The Daily Tar Heel

Serving the students and the University community since 1893

Wednesday December 7th

Here's what you need to know about registering to vote in Orange County

Holy Trinity Lutheran Church, a polling place, is pictured on May 17, 2022.
Buy Photos Holy Trinity Lutheran Church, a polling place, is pictured on May 17, 2022.

For the upcoming midterm elections on Nov. 8, races on the ballot include the U.S. Senate, U.S. House of Representatives and several state offices including the North Carolina General Assembly, N.C. Supreme Court and N.C. Court of Appeals.

Local and county offices including the Orange County Board of County Commissioners, Clerk of Superior Court, register of deeds, sheriff and Soil and Water Conservation District Supervisor will also be on the ballot in Orange County.

Here's what you need to know about how to vote:

Registering and changing registration

To register to vote in North Carolina, you must be a U.S. citizen, be at least 18 years old by the date of the general election and not be in jail or prison for a felony conviction. 

The voter registration deadline for the upcoming election is Oct. 14. After that date, only same-day registration during early voting is available from Oct. 20 to Nov. 5.

There are several options for Orange County residents looking to change their registration. 

Existing N.C. Division of Motor Vehicles customers can update their registration online, including address and party affiliation. They can also update their registration by mail, including their name, address and party affiliation.

Out-of-state students and other people who want to register in North Carolina for the first time without a DMV-issued ID must submit a voter registration application by mail to the North Carolina Board of Elections. You can find this application on the NCSBE's website

Wake County Board of Elections member Gerry Cohen said the easiest way for students to register or update their registration would be to take advantage of groups helping people get registered on campus. 

He said any students who have moved since they last registered must update their address.

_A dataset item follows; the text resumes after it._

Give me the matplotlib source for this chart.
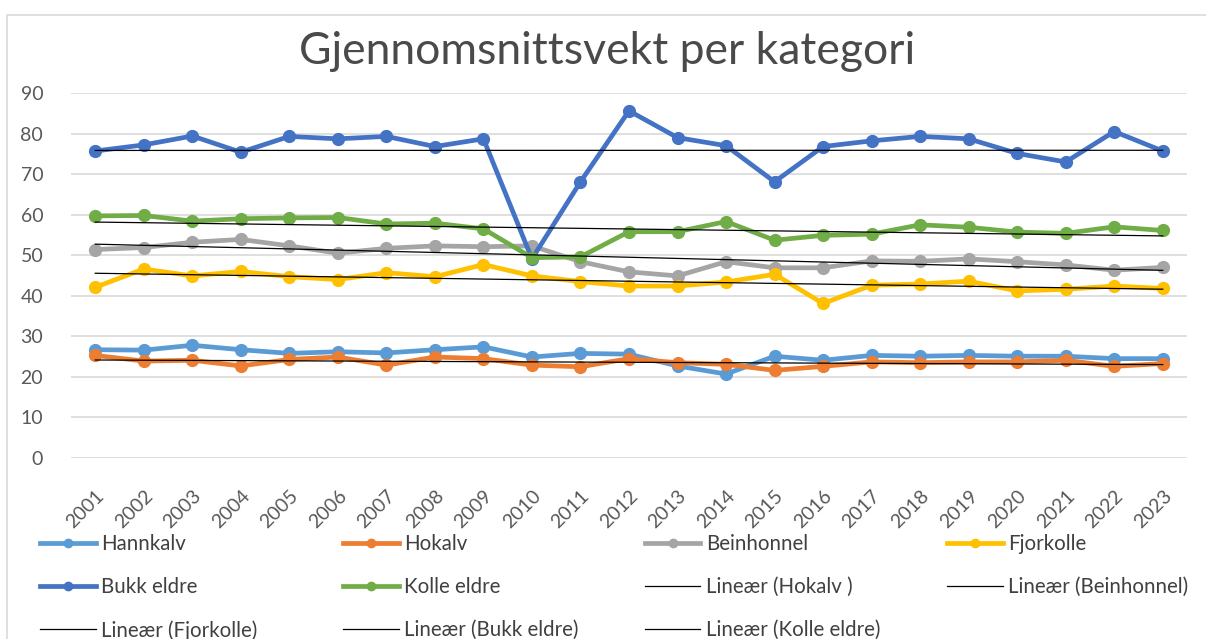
import numpy as np
import matplotlib
matplotlib.use("Agg")
import matplotlib.pyplot as plt
from matplotlib.lines import Line2D
from matplotlib.patches import Rectangle

plt.rcParams['font.family'] = ['Lato', 'DejaVu Sans']

# Data

years = [str(y) for y in range(2001, 2024)]

hannkalv = [26.7, 26.6, 27.8, 26.7, 25.8, 26.2, 25.9, 26.7, 27.4, 24.9, 25.8, 25.6,
            22.7, 20.7, 25.1, 24.1, 25.3, 25.1, 25.3, 25.1, 25.1, 24.5, 24.5]
hokalv = [25.3, 23.9, 24.1, 22.7, 24.3, 24.9, 22.9, 24.9, 24.5, 22.9, 22.5, 24.5,
          23.5, 23.1, 21.6, 22.6, 23.7, 23.5, 23.7, 23.7, 24.1, 22.6, 23.3]
beinhonnel = [51.4, 51.9, 53.2, 53.9, 52.3, 50.5, 51.7, 52.3, 52.1, 52.3, 48.4, 45.9,
              44.9, 48.4, 46.9, 46.9, 48.6, 48.5, 49.1, 48.4, 47.6, 46.3, 47.0]
fjorkolle = [42.1, 46.6, 44.9, 46.0, 44.7, 44.0, 45.7, 44.7, 47.7, 44.9, 43.5, 42.4,
             42.4, 43.4, 45.3, 38.1, 42.6, 42.9, 43.6, 41.2, 41.6, 42.4, 41.8]
bukk_eldre = [75.7, 77.2, 79.4, 75.4, 79.3, 78.7, 79.3, 76.8, 78.7, 49.1, 68.1, 85.6,
              79.0, 77.0, 68.1, 76.8, 78.2, 79.3, 78.7, 75.1, 73.0, 80.5, 75.7]
kolle_eldre = [59.7, 59.8, 58.4, 59.0, 59.2, 59.3, 57.7, 57.9, 56.5, 49.4, 49.6, 55.8,
               55.8, 58.3, 53.7, 54.9, 55.2, 57.5, 56.9, 55.7, 55.4, 57.0, 56.1]

series_names = ["Hannkalv", "Hokalv", "Beinhonnel", "Fjorkolle", "Bukk eldre", "Kolle eldre"]
series_data = [hannkalv, hokalv, beinhonnel, fjorkolle, bukk_eldre, kolle_eldre]
colors = ["#5B9BD5", "#ED7D31", "#A5A5A5", "#FFC000", "#4472C4", "#70AD47"]

# series that have a linear trend line in Excel
trend_names = ["Hokalv", "Beinhonnel", "Fjorkolle", "Bukk eldre", "Kolle eldre"]
trend_labels = ["Lineær (Hokalv )", "Lineær (Beinhonnel)", "Lineær (Fjorkolle)",
                "Lineær (Bukk eldre)", "Lineær (Kolle eldre)"]

W, H = 1206, 639
fig = plt.figure(figsize=(W / 100, H / 100), dpi=100)

# chart border
fig.patches.append(Rectangle((7 / W, -0.1), 1.2, 1 - 15 / H + 0.1,
                             transform=fig.transFigure, fill=False,
                             edgecolor="#D9D9D9", linewidth=1.2))

ax = fig.add_axes([71 / W, 1 - 458 / H, (1187 - 71) / W, (458 - 93) / H])

x = np.arange(len(years))
for name, vals, c in zip(series_names, series_data, colors):
    ax.plot(x, vals, color=c, linewidth=3.4, marker="o", markersize=8.5,
            solid_joinstyle="round", zorder=3)

for name in trend_names:
    vals = series_data[series_names.index(name)]
    k, m = np.polyfit(x, vals, 1)
    ax.plot(x, k * x + m, color="black", linewidth=0.9, zorder=4)

ax.set_xlim(-0.5, len(years) - 0.5)
ax.set_ylim(0, 90)
ax.set_yticks(range(0, 91, 10))
ax.set_xticks(x)
ax.set_xticklabels(years, rotation=45, ha="right", rotation_mode="anchor")
ax.tick_params(axis="both", length=0, labelsize=14, labelcolor="#595959")
ax.tick_params(axis="y", pad=20)
ax.tick_params(axis="x", pad=21)
ax.grid(axis="y", color="#D9D9D9", linewidth=1.2)
ax.set_axisbelow(True)
for s in ax.spines.values():
    s.set_visible(False)

fig.text(0.5 + 4 / W, 1 - 52 / H, "Gjennomsnittsvekt per kategori", ha="center", va="center",
         fontsize=32, color="#4a4a4a")

# legend, laid out row-wise in four columns
handles = []
for name, c in zip(series_names, colors):
    handles.append((Line2D([], [], color=c, linewidth=3.4, marker="o", markersize=6), name))
for lab in trend_labels:
    handles.append((Line2D([], [], color="black", linewidth=0.9), lab))

col_x = [40, 343, 645, 947]
for ci in range(4):
    items = handles[ci::4]
    fig.legend([h for h, _ in items], [l for _, l in items],
               loc="upper left", bbox_to_anchor=(col_x[ci] / W, 1 - 534 / H),
               frameon=False, fontsize=14.8, labelcolor="#404040",
               handlelength=2.7, handletextpad=0.25, labelspacing=1.12,
               borderaxespad=0, borderpad=0)

fig.savefig("out.png", dpi=100)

UNC senior Ellen Garfinkle registers students to vote on campus in the Pit, outside the dining halls and at campus events with You Can Vote. She said these areas are the best places for students to find her and other organizations for help getting registered.

“Even though it's not a presidential election, we are still voting on Senate and a lot of other areas and local elections are still just as important,” Garfinkle said. 

Early voting and mail-in ballots

Cohen recommended students take advantage of early voting days that don’t conflict with classes, including those during UNC’s fall break on Oct. 20 and 21.

UNC students who live on campus and are hoping to register during early voting can bring their One Card as proof from the University that they live on campus. If an off-campus student wants to register in person, Cohen said they should bring a utility bill to prove where they live.

In Orange County, there are six early voting sites, including three in Chapel Hill and one in Carrboro. Of these sites, Jamie Cox, chairperson of the Orange County Board of Elections, recommended Chapel of the Cross on Franklin Street to students because it is easily accessible from campus. 

According to Cohen, a majority of votes in Orange County are cast during the early voting period.

Cohen said that students who are choosing to stay registered at their parents' address should consider voting by mail.

Rates of students registering to vote in the upcoming midterm elections were high during August, Cohen said.

“There were 1,478 new voters in Orange County and 439 were dorm residents, which is actually pretty high for like the first two weeks of moving in the semester,” Cohen said.

Cox said he has always felt that voting is a fundamental right in a democracy. He said it is important for everyone to participate in the community — even college students — no matter how long they intend to stay there.

“There are races up and down the ballot from local races, to judicial races, to state and federal races — all of which have an impact on our lives where we live,” Cox said.


@DTHCityState |

CORRECTION: A previous version of this story said that students need to bring their One Card and proof of address from the University that they live on campus when they register during early voting. Students need to bring their One Card as proof from the University that they live on campus. The Daily Tar Heel apologizes for this error.